**Problem:** Copy each line of the material below that includes the string "with".

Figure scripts
☆ ☆ ☆

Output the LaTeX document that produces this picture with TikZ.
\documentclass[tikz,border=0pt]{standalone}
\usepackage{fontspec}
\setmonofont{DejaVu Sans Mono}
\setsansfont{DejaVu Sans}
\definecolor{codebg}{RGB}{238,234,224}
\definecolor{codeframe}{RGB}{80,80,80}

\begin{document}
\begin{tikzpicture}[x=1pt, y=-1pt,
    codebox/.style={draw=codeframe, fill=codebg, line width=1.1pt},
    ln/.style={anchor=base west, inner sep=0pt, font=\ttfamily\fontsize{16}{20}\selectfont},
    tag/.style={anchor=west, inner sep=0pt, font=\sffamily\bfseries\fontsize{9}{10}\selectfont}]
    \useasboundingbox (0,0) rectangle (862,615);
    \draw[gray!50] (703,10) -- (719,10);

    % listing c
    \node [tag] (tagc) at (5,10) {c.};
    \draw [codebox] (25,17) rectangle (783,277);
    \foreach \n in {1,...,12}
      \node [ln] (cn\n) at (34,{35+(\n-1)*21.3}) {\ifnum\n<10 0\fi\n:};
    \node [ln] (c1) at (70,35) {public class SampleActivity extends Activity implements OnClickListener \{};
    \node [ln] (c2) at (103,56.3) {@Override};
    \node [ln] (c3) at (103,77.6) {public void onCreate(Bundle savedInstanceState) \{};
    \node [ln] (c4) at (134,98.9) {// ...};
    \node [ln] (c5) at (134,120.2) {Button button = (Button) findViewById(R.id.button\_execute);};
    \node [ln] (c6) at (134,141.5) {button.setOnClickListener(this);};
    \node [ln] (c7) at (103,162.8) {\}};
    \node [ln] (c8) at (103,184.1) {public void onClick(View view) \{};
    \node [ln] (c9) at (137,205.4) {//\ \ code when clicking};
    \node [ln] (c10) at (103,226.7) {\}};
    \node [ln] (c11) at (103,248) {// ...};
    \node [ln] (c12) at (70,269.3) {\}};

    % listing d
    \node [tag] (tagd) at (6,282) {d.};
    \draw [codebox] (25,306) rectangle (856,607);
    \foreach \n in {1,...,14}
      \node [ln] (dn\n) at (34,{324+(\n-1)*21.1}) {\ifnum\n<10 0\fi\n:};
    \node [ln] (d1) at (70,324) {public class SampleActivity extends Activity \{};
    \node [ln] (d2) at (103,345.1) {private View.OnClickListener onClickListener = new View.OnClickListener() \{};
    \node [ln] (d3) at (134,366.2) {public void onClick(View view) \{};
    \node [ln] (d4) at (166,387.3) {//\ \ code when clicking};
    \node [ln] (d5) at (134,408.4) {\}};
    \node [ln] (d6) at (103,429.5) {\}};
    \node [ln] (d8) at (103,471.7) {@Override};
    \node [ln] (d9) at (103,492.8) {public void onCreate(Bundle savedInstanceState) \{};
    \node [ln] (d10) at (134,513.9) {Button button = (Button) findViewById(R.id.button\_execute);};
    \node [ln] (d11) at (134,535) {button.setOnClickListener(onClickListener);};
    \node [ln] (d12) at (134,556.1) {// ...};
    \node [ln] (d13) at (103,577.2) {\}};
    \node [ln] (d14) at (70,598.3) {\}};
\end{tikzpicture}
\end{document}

☆ ☆ ☆

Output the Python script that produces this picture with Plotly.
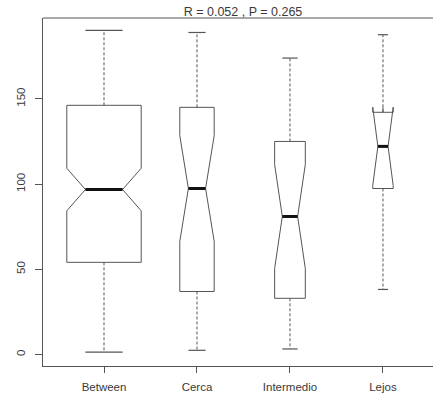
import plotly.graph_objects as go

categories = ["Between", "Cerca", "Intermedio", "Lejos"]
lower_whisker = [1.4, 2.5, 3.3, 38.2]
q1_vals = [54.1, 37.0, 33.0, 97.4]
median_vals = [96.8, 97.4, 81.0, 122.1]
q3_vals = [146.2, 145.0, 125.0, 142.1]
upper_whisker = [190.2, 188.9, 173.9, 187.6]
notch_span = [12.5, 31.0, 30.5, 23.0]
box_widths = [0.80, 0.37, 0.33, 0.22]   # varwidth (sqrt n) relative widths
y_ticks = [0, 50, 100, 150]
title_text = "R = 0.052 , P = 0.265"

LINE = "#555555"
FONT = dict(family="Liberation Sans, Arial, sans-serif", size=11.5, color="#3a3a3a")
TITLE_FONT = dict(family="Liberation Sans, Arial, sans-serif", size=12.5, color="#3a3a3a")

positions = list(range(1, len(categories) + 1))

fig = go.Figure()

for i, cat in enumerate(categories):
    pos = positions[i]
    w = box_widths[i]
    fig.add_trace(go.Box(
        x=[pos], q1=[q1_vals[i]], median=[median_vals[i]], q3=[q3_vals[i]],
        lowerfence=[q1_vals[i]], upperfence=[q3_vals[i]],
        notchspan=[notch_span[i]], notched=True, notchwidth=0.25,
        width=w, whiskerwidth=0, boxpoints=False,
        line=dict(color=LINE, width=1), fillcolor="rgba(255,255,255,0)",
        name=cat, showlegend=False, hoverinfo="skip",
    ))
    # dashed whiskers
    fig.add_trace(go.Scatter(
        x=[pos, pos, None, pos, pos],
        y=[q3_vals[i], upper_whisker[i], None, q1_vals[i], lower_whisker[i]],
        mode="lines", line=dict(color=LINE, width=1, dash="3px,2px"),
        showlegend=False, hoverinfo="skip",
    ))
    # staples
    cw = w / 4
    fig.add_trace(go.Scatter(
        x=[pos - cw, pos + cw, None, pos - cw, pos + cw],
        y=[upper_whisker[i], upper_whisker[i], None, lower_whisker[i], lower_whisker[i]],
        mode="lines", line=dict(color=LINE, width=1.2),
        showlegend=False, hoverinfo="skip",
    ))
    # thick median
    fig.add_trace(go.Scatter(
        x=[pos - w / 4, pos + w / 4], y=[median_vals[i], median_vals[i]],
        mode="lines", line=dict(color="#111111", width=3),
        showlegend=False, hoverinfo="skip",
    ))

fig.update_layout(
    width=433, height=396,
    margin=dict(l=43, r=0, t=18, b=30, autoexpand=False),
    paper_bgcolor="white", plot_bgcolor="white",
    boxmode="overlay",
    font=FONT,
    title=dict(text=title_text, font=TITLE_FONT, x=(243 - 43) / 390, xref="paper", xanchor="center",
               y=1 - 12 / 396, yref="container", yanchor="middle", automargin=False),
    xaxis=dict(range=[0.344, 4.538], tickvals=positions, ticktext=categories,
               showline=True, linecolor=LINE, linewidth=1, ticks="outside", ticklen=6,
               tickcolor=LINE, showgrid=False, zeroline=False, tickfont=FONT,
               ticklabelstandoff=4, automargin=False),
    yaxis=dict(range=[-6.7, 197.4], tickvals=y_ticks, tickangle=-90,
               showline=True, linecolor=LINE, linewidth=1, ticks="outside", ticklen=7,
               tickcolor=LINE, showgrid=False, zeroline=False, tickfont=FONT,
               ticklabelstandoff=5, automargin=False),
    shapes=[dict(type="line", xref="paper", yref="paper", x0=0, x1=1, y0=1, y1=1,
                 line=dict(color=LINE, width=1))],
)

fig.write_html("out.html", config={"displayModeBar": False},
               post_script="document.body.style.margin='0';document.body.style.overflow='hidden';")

☆ ☆ ☆

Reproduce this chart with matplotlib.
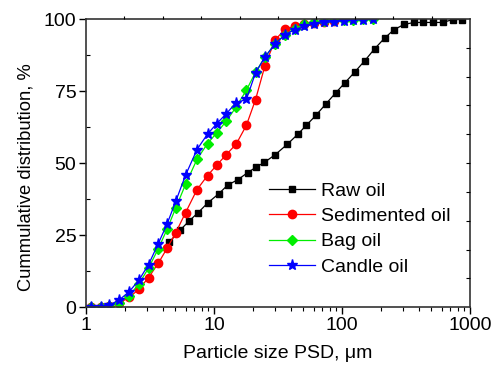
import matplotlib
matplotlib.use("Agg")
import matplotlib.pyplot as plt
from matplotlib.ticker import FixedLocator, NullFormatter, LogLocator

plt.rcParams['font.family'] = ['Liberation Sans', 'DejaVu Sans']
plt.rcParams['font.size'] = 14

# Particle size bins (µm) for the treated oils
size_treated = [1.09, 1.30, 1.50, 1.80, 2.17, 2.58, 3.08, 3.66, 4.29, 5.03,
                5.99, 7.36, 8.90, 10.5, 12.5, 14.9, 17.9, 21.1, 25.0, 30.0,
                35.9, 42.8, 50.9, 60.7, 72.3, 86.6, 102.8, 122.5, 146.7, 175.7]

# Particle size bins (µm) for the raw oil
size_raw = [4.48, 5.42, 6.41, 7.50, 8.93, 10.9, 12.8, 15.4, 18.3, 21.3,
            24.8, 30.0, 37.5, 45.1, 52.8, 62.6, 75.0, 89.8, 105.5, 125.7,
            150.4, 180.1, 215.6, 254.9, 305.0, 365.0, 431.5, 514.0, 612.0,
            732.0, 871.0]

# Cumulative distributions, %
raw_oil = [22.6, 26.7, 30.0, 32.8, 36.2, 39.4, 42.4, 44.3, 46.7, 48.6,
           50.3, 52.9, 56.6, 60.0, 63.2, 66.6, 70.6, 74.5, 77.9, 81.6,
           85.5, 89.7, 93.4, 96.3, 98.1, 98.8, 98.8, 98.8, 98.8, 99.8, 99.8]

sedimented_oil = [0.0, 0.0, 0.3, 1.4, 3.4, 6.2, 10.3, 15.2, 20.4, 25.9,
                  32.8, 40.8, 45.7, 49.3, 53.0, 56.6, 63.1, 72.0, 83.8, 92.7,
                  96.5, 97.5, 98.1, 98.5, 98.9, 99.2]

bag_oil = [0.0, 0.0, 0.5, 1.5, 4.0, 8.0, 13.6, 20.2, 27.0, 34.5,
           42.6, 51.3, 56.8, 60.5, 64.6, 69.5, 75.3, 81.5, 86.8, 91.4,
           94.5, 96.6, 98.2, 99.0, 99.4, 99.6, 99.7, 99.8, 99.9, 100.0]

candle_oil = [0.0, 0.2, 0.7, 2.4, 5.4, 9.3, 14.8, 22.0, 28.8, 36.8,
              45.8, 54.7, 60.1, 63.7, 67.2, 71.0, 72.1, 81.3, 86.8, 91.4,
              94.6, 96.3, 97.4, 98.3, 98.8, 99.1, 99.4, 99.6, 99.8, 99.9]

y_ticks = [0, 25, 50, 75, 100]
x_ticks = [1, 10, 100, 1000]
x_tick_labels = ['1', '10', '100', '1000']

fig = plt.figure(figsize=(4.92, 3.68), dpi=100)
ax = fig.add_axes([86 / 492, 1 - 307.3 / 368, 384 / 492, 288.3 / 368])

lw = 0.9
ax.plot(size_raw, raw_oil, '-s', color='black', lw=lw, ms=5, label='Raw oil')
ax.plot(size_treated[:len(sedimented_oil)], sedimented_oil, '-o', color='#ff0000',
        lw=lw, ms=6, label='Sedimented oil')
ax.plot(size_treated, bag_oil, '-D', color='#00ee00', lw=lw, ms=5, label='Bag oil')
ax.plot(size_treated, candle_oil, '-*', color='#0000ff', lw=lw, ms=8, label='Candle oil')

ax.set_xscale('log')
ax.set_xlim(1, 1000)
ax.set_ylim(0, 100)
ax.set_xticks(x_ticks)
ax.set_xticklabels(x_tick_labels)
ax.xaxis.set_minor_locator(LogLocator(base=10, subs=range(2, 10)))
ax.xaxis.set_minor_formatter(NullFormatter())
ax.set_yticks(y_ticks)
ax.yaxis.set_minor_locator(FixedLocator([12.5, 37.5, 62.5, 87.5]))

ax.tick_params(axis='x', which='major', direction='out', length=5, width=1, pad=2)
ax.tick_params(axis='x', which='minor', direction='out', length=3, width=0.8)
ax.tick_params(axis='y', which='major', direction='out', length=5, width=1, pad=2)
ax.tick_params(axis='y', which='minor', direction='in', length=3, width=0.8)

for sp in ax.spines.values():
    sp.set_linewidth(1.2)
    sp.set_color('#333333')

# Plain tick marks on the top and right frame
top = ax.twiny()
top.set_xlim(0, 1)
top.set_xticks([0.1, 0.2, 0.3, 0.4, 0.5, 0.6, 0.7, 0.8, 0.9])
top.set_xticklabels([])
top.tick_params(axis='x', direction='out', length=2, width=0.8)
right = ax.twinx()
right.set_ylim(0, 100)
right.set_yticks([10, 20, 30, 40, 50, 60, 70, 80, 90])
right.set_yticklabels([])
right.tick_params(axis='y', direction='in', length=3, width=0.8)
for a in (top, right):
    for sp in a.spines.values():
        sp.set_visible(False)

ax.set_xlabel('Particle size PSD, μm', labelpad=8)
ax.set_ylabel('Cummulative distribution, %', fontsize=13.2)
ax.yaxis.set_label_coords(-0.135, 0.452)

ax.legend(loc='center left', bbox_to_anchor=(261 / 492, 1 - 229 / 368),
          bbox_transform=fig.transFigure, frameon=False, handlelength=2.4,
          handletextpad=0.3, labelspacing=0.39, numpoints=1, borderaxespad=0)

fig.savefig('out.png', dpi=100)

☆ ☆ ☆

**Task result:**
Output the LaTeX document that produces this picture with TikZ.
Output the Python script that produces this picture with Plotly.
Reproduce this chart with matplotlib.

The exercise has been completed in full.